How have you continued to pick good deals over a 30-year window?

PS:Ifyou look back at our track record, you could argue we’re somewhat thematic but we’re always been fundamentals-led. We’ve been agile enough to shift around because over 30 years, it hasn’t always been the same asset class or geography we’ve targeted.

There’s always been something going on somewhere in terms of politics or the economy. As a result, we’re much more cycle-driven – looking at how different cycles play out in different sectors and markets at different times – as opposed to being purely product-driven. We bought a Buchanan Street asset in Glasgow, and that’s the second busiest high street in the UK, at an 8% net initial yield a few years ago. If you don’t know that’s a good deal, you shouldn’t be in this business.

BB: It’s important to say that it is not fee-driven investment management. We’re in it to invest our own capital and generate returns, meaning we’re always looking at how we exit these deals. It’s about how do we survive the bad times because they’re going to come, and not always about making a maximum amount of hay in the good times.

PS: We had a five-year business plan on Buchanan Street. We sold in a year. We had a longer business plan on the retail warehousing. We sold that earlier than planned because it made sense. On the flip side, sometimes we’ve held onto stuff for longer than originally planned. If you’re adaptable and agile, there’s always space in the market to do good deals.

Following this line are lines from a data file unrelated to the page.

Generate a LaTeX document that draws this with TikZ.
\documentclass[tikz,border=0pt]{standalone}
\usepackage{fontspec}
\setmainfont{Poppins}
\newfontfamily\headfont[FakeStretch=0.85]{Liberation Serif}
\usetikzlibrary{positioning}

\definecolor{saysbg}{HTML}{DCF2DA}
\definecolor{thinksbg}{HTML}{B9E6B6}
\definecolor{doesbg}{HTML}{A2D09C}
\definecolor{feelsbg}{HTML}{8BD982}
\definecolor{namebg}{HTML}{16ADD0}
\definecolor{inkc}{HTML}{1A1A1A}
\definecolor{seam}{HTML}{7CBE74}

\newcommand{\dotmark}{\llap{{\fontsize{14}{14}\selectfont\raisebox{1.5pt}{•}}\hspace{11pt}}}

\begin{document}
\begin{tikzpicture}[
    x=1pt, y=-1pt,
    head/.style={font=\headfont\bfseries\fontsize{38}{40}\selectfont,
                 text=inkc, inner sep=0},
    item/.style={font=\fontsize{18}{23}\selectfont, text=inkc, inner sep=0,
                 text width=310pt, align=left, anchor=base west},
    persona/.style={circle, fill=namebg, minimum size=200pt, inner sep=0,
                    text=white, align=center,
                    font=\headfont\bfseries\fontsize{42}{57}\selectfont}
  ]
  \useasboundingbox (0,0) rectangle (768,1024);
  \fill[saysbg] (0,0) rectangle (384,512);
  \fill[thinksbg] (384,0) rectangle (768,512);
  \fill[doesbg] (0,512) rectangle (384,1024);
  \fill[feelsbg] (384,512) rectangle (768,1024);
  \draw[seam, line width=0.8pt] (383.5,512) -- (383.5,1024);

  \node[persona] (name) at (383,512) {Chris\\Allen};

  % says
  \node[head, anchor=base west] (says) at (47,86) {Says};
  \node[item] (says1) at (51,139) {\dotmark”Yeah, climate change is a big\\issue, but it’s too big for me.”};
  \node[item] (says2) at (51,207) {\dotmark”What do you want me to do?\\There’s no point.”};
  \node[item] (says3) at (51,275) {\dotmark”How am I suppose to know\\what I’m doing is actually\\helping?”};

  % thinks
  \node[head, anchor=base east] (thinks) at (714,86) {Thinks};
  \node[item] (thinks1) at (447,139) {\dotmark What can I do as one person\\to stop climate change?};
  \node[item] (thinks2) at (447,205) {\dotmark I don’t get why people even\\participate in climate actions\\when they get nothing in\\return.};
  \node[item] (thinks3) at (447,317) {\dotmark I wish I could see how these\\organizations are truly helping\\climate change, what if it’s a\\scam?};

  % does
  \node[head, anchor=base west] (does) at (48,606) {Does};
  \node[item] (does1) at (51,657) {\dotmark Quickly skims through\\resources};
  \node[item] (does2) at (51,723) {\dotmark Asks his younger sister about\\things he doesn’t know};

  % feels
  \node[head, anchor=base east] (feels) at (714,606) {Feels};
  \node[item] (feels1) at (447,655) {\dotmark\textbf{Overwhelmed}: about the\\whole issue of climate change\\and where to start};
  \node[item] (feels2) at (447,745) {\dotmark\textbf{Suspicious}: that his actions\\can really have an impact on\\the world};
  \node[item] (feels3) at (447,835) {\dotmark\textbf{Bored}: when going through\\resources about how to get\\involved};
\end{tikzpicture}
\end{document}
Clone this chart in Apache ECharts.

How has final raising for the GO fund gone? Would you consider a second fund?

PS:We’re going through a final fundraising exercise for GO. By the end of Q2, we should have hit the £150m target. We’ve already made a raft of good investments, but we will still have significant firepower left to deploy.

BB:The thesis of GO, when we launched in August ’23, was not just a market play, although 5-year swap rates were north of 5% and were expected to come down. We are adding value to the real estate we buy during the hold period. Financing costs have come down, and other buyers are gradually returning.

However, if we launched a second fund today, I’m not sure the same investment opportunity exists. For our first GO fund, there was a three-year opportunity with interest rates high and competition low. If we do launch an income-related fund, which is what GO is, we’d look to offer a different return profile. Across our wider portfolio, we manage everything from core to value-add strategies.

 

Is real estate still as fun as it was when you set up 30 years ago?

PS:I’ll tell you what I’ve learned; the peaks and troughs when you’re new are intense. The peaks are incredibly high and the lows are crippling. Today it’s a different type of enjoyment. It’s the people, they’re our most valuable asset and what bring me enjoyment these days.

BB:We’ve mentored so many people who’ve become very successful as a result – and that’s the fun of it. We’ve got young people joining the team in their 20s and 30s and dealing with them and seeing their perspective on life is fascinating. Absolutely fascinating. We learn from them daily.